◆ Available data

========

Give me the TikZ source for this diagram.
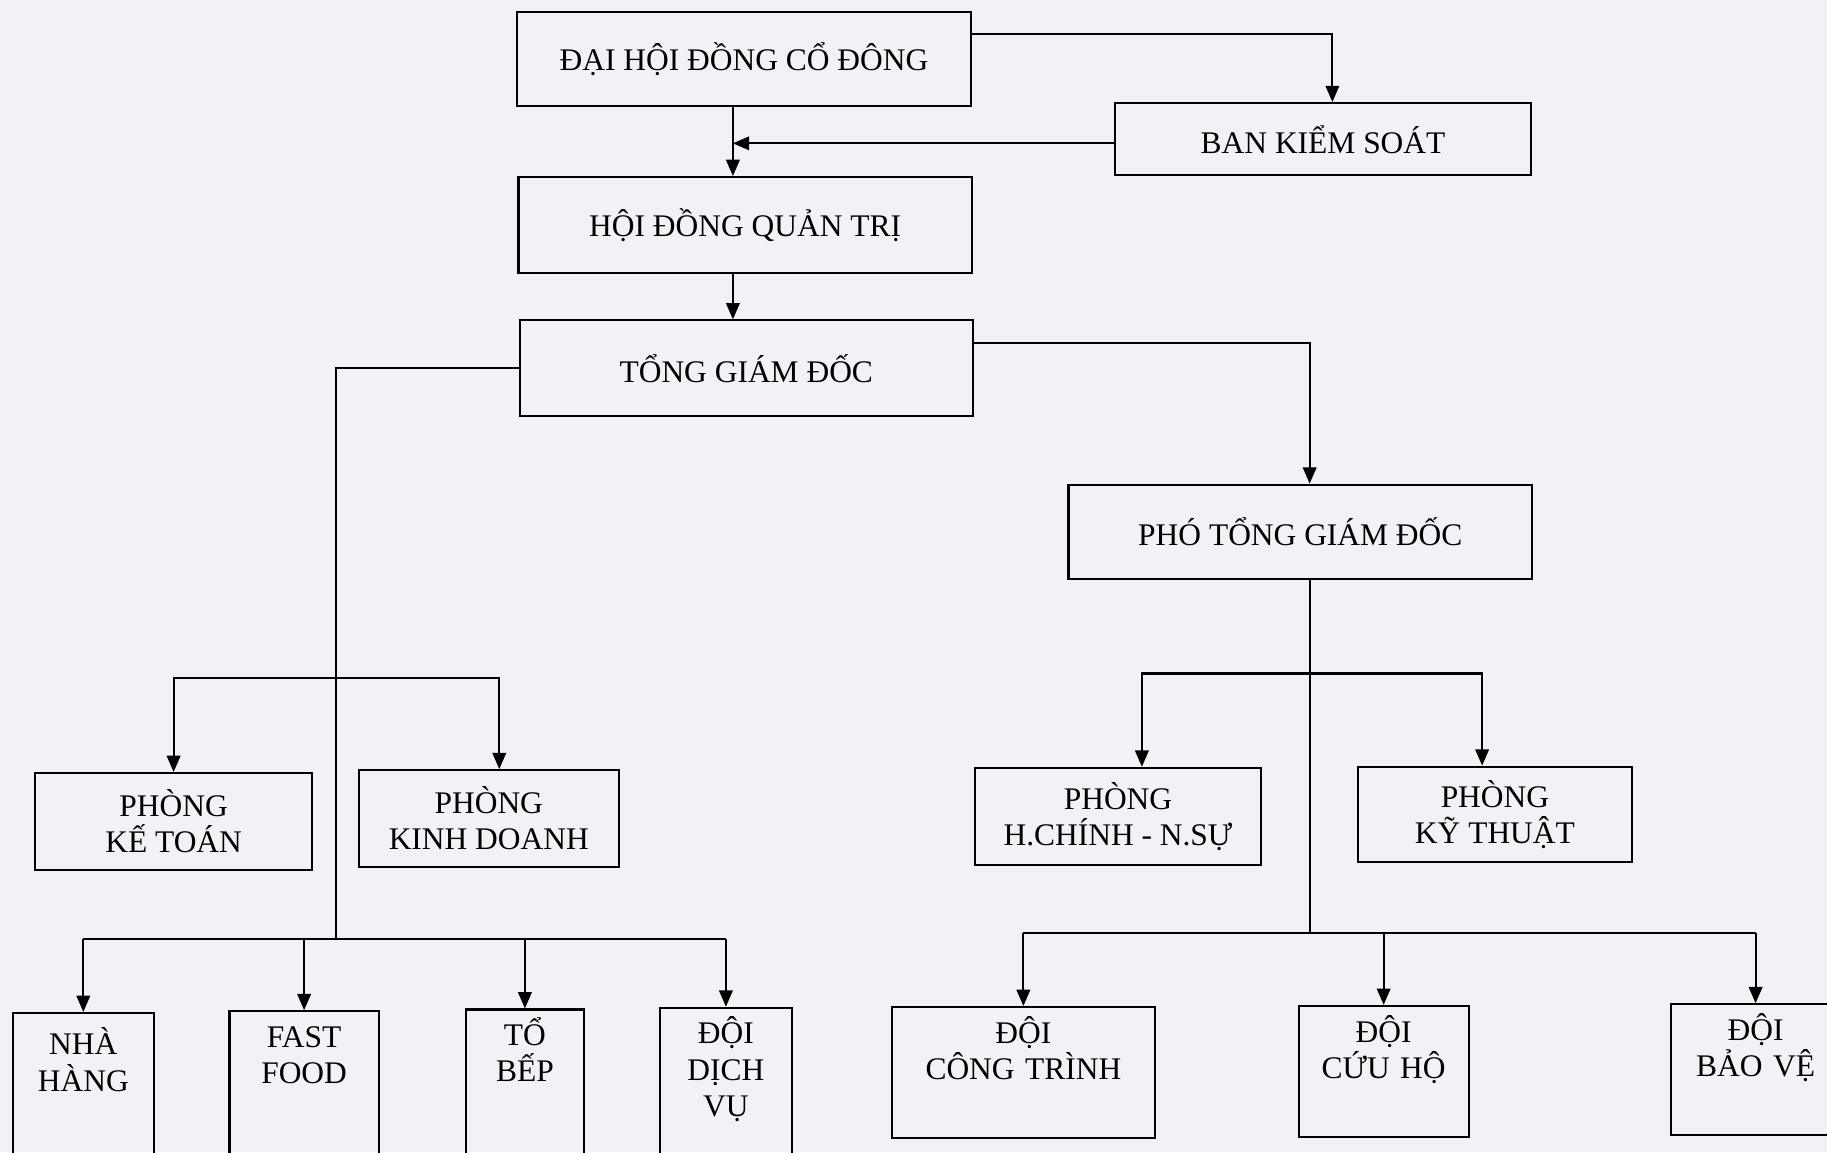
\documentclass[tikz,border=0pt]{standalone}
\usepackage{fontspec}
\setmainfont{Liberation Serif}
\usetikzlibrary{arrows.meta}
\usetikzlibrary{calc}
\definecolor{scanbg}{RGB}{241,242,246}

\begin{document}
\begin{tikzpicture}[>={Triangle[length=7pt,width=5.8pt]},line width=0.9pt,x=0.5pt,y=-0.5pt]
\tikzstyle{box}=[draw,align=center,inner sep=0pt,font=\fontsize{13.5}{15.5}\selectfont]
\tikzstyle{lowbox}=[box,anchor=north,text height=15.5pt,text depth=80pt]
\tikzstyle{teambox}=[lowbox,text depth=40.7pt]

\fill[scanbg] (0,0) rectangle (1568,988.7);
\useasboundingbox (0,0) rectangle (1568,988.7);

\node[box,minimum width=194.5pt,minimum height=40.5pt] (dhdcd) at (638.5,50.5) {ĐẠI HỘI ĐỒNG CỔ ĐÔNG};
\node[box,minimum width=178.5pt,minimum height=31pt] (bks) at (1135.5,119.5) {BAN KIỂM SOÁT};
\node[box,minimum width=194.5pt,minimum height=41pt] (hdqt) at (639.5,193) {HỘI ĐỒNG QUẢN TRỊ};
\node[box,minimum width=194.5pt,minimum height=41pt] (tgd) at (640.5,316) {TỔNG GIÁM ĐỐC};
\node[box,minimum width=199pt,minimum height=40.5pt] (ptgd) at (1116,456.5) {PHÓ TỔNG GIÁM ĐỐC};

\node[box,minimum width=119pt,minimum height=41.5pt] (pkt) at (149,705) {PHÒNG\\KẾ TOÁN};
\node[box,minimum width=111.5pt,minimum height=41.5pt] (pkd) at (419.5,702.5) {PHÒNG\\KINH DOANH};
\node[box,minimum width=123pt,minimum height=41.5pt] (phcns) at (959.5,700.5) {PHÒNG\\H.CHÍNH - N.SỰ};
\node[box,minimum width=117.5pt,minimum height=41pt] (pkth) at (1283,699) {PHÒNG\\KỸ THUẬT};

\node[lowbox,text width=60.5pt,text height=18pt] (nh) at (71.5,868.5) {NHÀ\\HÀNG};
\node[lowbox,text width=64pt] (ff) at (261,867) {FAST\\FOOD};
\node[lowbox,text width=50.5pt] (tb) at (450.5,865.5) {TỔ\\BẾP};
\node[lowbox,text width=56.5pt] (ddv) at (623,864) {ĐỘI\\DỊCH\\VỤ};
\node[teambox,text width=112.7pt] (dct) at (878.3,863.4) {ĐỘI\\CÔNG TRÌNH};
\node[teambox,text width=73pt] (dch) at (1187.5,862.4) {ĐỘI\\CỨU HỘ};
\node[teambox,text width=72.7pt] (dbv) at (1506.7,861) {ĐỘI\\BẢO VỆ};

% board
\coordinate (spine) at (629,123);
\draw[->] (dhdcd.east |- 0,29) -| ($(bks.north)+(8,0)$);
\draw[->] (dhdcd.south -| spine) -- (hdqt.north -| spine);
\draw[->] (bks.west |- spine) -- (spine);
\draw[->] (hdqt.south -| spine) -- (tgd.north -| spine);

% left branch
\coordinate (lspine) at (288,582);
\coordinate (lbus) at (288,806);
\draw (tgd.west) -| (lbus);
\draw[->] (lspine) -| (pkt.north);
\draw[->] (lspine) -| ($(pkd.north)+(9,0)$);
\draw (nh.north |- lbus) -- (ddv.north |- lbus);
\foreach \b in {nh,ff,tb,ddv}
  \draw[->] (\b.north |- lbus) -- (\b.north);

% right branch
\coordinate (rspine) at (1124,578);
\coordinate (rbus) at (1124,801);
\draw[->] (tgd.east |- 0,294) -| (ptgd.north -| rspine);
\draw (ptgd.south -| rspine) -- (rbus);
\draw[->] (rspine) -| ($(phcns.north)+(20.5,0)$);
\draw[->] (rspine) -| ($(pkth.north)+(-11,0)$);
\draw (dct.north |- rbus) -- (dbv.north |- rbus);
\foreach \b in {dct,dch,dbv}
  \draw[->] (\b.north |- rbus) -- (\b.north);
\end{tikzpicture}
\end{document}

========

◆ Set problem
Starting at the top of the listing above, reproduce each line up to and including the one with "width=72.7pt] (dbv) at"; omit the pictures.

◆ Worked solution
Give me the TikZ source for this diagram.
\documentclass[tikz,border=0pt]{standalone}
\usepackage{fontspec}
\setmainfont{Liberation Serif}
\usetikzlibrary{arrows.meta}
\usetikzlibrary{calc}
\definecolor{scanbg}{RGB}{241,242,246}

\begin{document}
\begin{tikzpicture}[>={Triangle[length=7pt,width=5.8pt]},line width=0.9pt,x=0.5pt,y=-0.5pt]
\tikzstyle{box}=[draw,align=center,inner sep=0pt,font=\fontsize{13.5}{15.5}\selectfont]
\tikzstyle{lowbox}=[box,anchor=north,text height=15.5pt,text depth=80pt]
\tikzstyle{teambox}=[lowbox,text depth=40.7pt]

\fill[scanbg] (0,0) rectangle (1568,988.7);
\useasboundingbox (0,0) rectangle (1568,988.7);

\node[box,minimum width=194.5pt,minimum height=40.5pt] (dhdcd) at (638.5,50.5) {ĐẠI HỘI ĐỒNG CỔ ĐÔNG};
\node[box,minimum width=178.5pt,minimum height=31pt] (bks) at (1135.5,119.5) {BAN KIỂM SOÁT};
\node[box,minimum width=194.5pt,minimum height=41pt] (hdqt) at (639.5,193) {HỘI ĐỒNG QUẢN TRỊ};
\node[box,minimum width=194.5pt,minimum height=41pt] (tgd) at (640.5,316) {TỔNG GIÁM ĐỐC};
\node[box,minimum width=199pt,minimum height=40.5pt] (ptgd) at (1116,456.5) {PHÓ TỔNG GIÁM ĐỐC};

\node[box,minimum width=119pt,minimum height=41.5pt] (pkt) at (149,705) {PHÒNG\\KẾ TOÁN};
\node[box,minimum width=111.5pt,minimum height=41.5pt] (pkd) at (419.5,702.5) {PHÒNG\\KINH DOANH};
\node[box,minimum width=123pt,minimum height=41.5pt] (phcns) at (959.5,700.5) {PHÒNG\\H.CHÍNH - N.SỰ};
\node[box,minimum width=117.5pt,minimum height=41pt] (pkth) at (1283,699) {PHÒNG\\KỸ THUẬT};

\node[lowbox,text width=60.5pt,text height=18pt] (nh) at (71.5,868.5) {NHÀ\\HÀNG};
\node[lowbox,text width=64pt] (ff) at (261,867) {FAST\\FOOD};
\node[lowbox,text width=50.5pt] (tb) at (450.5,865.5) {TỔ\\BẾP};
\node[lowbox,text width=56.5pt] (ddv) at (623,864) {ĐỘI\\DỊCH\\VỤ};
\node[teambox,text width=112.7pt] (dct) at (878.3,863.4) {ĐỘI\\CÔNG TRÌNH};
\node[teambox,text width=73pt] (dch) at (1187.5,862.4) {ĐỘI\\CỨU HỘ};
\node[teambox,text width=72.7pt] (dbv) at (1506.7,861) {ĐỘI\\BẢO VỆ};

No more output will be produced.